Set exercise: Begin with the first line below and retype each line exactly through the line containing "263, 243, 239];". Any pictures are to be left out.

Collected data:

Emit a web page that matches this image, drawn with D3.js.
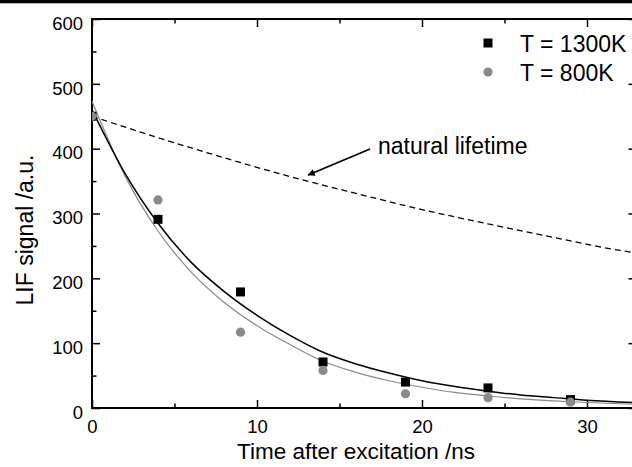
<!DOCTYPE html>
<html>
<head>
<meta charset="utf-8">
<script src="https://cdn.jsdelivr.net/npm/d3@7"></script>
<style>
  body { margin: 0; background: #fff; }
  svg { display: block; font-family: "Liberation Sans", Arial, sans-serif; }
</style>
</head>
<body>
<div id="main"></div>
<script>
// measured points (time /ns, LIF signal /a.u.)
const times = [0, 4, 9, 14, 19, 24, 29];
const signal1300 = [450, 291, 179, 71, 40, 31, 13];
const signal800 = [450, 321, 117, 58, 22, 16, 9];

// fitted curves
const fitTimes = [0, 2, 4, 6, 8, 10, 12, 14, 16, 18, 20, 22, 24, 26, 28, 30, 33];
const fit1300 = [460, 362, 285, 225, 180, 143, 112, 86, 68, 54, 42, 33, 26, 20, 16, 12, 8];
const fit800 = [473, 358, 273, 210, 163, 127, 98, 72, 55, 42, 32, 24, 18.5, 14, 11, 8.5, 5.5];

// natural lifetime curve (dashed)
const natTimes = [0, 4, 8, 12, 16, 20, 24, 28, 32, 33];
const natSignal = [450, 417, 386, 357, 331, 306, 284, 263, 243, 239];

const seriesNames = ["T = 1300K", "T = 800K"];
const xMajor = [0, 10, 20, 30];
const xMinor = [5, 15, 25];
const yMajor = [0, 100, 200, 300, 400, 500, 600];
const yMinor = [50, 150, 250, 350, 450, 550];

const width = 632;
const height = 467;
const plotLeft = 92, plotRight = 636.5, plotTop = 19, plotBottom = 408;

const xScale = d3.scaleLinear().domain([0, 33]).range([plotLeft, plotRight]);
const yScale = d3.scaleLinear().domain([0, 600]).range([plotBottom, plotTop]);

const svg = d3.select("#main")
  .append("svg")
  .attr("width", width)
  .attr("height", height);

svg.append("rect")
  .attr("x", 0).attr("y", 0)
  .attr("width", width).attr("height", 3.3)
  .attr("fill", "#000");

const defs = svg.append("defs");

defs.append("clipPath")
  .attr("id", "plot")
  .append("rect")
  .attr("x", plotLeft).attr("y", plotTop)
  .attr("width", plotRight - plotLeft).attr("height", plotBottom - plotTop);

defs.append("marker")
  .attr("id", "head")
  .attr("viewBox", "0 0 10 10")
  .attr("refX", 9).attr("refY", 5)
  .attr("markerWidth", 5).attr("markerHeight", 4)
  .attr("markerUnits", "strokeWidth")
  .attr("orient", "auto")
  .append("path")
  .attr("d", "M0,0 L10,5 L0,10 Z")
  .attr("fill", "#000");

// axes: major + minor ticks, all pointing inward
const addAxis = (axis, transform, values, size, labels, pad) => {
  const g = svg.append("g")
    .attr("transform", transform)
    .call(axis.tickValues(values).tickSize(-size).tickPadding(pad || 3)
      .tickFormat(labels ? d3.format("d") : ""));
  g.select(".domain").remove();
  g.selectAll("line").attr("stroke", "#000").attr("stroke-width", 1.5);
  g.selectAll("text").attr("fill", "#000").style("font-size", "18.5px");
  return g;
};

addAxis(d3.axisBottom(xScale), `translate(0,${plotBottom})`, xMajor, 8, true, 11.5);
addAxis(d3.axisBottom(xScale), `translate(0,${plotBottom})`, xMinor, 4.5, false);
addAxis(d3.axisTop(xScale), `translate(0,${plotTop})`, xMajor, 8, false);
addAxis(d3.axisTop(xScale), `translate(0,${plotTop})`, xMinor, 4.5, false);
const yAxisG = addAxis(d3.axisLeft(yScale), `translate(${plotLeft},0)`, yMajor, 8, true, 9);
yAxisG.selectAll("text").attr("dy", "0.55em");
addAxis(d3.axisLeft(yScale), `translate(${plotLeft},0)`, yMinor, 4.5, false);
addAxis(d3.axisRight(yScale), `translate(${plotRight},0)`, yMajor, 8, false);
addAxis(d3.axisRight(yScale), `translate(${plotRight},0)`, yMinor, 4.5, false);

svg.append("rect")
  .attr("x", plotLeft).attr("y", plotTop)
  .attr("width", plotRight - plotLeft).attr("height", plotBottom - plotTop)
  .attr("fill", "none")
  .attr("stroke", "#000")
  .attr("stroke-width", 2);

const plot = svg.append("g").attr("clip-path", "url(#plot)");

const line = d3.line()
  .x(d => xScale(d[0]))
  .y(d => yScale(d[1]))
  .curve(d3.curveMonotoneX);

plot.append("path")
  .datum(natTimes.map((t, i) => [t, natSignal[i]]))
  .attr("d", line)
  .attr("fill", "none")
  .attr("stroke", "#000")
  .attr("stroke-width", 1.3)
  .attr("stroke-dasharray", "6,4");

plot.append("path")
  .datum(fitTimes.map((t, i) => [t, fit800[i]]))
  .attr("d", line)
  .attr("fill", "none")
  .attr("stroke", "#888")
  .attr("stroke-width", 1.2);

plot.append("path")
  .datum(fitTimes.map((t, i) => [t, fit1300[i]]))
  .attr("d", line)
  .attr("fill", "none")
  .attr("stroke", "#000")
  .attr("stroke-width", 1.5);

plot.selectAll("rect.sq")
  .data(times.map((t, i) => [t, signal1300[i]]))
  .enter()
  .append("rect")
  .attr("class", "sq")
  .attr("x", d => xScale(d[0]) - 4.5)
  .attr("y", d => yScale(d[1]) - 4.5)
  .attr("width", 9)
  .attr("height", 9)
  .attr("fill", "#000");

plot.selectAll("circle")
  .data(times.map((t, i) => [t, signal800[i]]))
  .enter()
  .append("circle")
  .attr("cx", d => xScale(d[0]))
  .attr("cy", d => yScale(d[1]))
  .attr("r", 4.6)
  .attr("fill", "#8a8a8a");

// annotation
svg.append("line")
  .attr("x1", xScale(16.85)).attr("y1", yScale(399.5))
  .attr("x2", xScale(13.1)).attr("y2", yScale(359.4))
  .attr("stroke", "#000")
  .attr("stroke-width", 1.8)
  .attr("marker-end", "url(#head)");

svg.append("text")
  .attr("x", xScale(17.33))
  .attr("y", 154)
  .style("font-size", "23px")
  .text("natural lifetime");

// legend
const legend = svg.append("g");
legend.append("rect")
  .attr("x", 483.5).attr("y", 38.5)
  .attr("width", 9).attr("height", 9)
  .attr("fill", "#000");
legend.append("circle")
  .attr("cx", 488).attr("cy", 72)
  .attr("r", 4.6)
  .attr("fill", "#8a8a8a");
legend.selectAll("text")
  .data(seriesNames)
  .enter()
  .append("text")
  .attr("x", 520)
  .attr("y", (d, i) => 52 + i * 29)
  .style("font-size", "23px")
  .text(d => d);

// axis titles
svg.append("text")
  .attr("x", 356)
  .attr("y", 459)
  .style("text-anchor", "middle")
  .style("font-size", "22.5px")
  .text("Time after excitation /ns");

svg.append("text")
  .attr("transform", "translate(33,230) rotate(-90)")
  .style("text-anchor", "middle")
  .style("font-size", "23px")
  .text("LIF signal /a.u.");
</script>
</body>
</html>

Correct output:
Emit a web page that matches this image, drawn with D3.js.
<!DOCTYPE html>
<html>
<head>
<meta charset="utf-8">
<script src="https://cdn.jsdelivr.net/npm/d3@7"></script>
<style>
  body { margin: 0; background: #fff; }
  svg { display: block; font-family: "Liberation Sans", Arial, sans-serif; }
</style>
</head>
<body>
<div id="main"></div>
<script>
// measured points (time /ns, LIF signal /a.u.)
const times = [0, 4, 9, 14, 19, 24, 29];
const signal1300 = [450, 291, 179, 71, 40, 31, 13];
const signal800 = [450, 321, 117, 58, 22, 16, 9];

// fitted curves
const fitTimes = [0, 2, 4, 6, 8, 10, 12, 14, 16, 18, 20, 22, 24, 26, 28, 30, 33];
const fit1300 = [460, 362, 285, 225, 180, 143, 112, 86, 68, 54, 42, 33, 26, 20, 16, 12, 8];
const fit800 = [473, 358, 273, 210, 163, 127, 98, 72, 55, 42, 32, 24, 18.5, 14, 11, 8.5, 5.5];

// natural lifetime curve (dashed)
const natTimes = [0, 4, 8, 12, 16, 20, 24, 28, 32, 33];
const natSignal = [450, 417, 386, 357, 331, 306, 284, 263, 243, 239];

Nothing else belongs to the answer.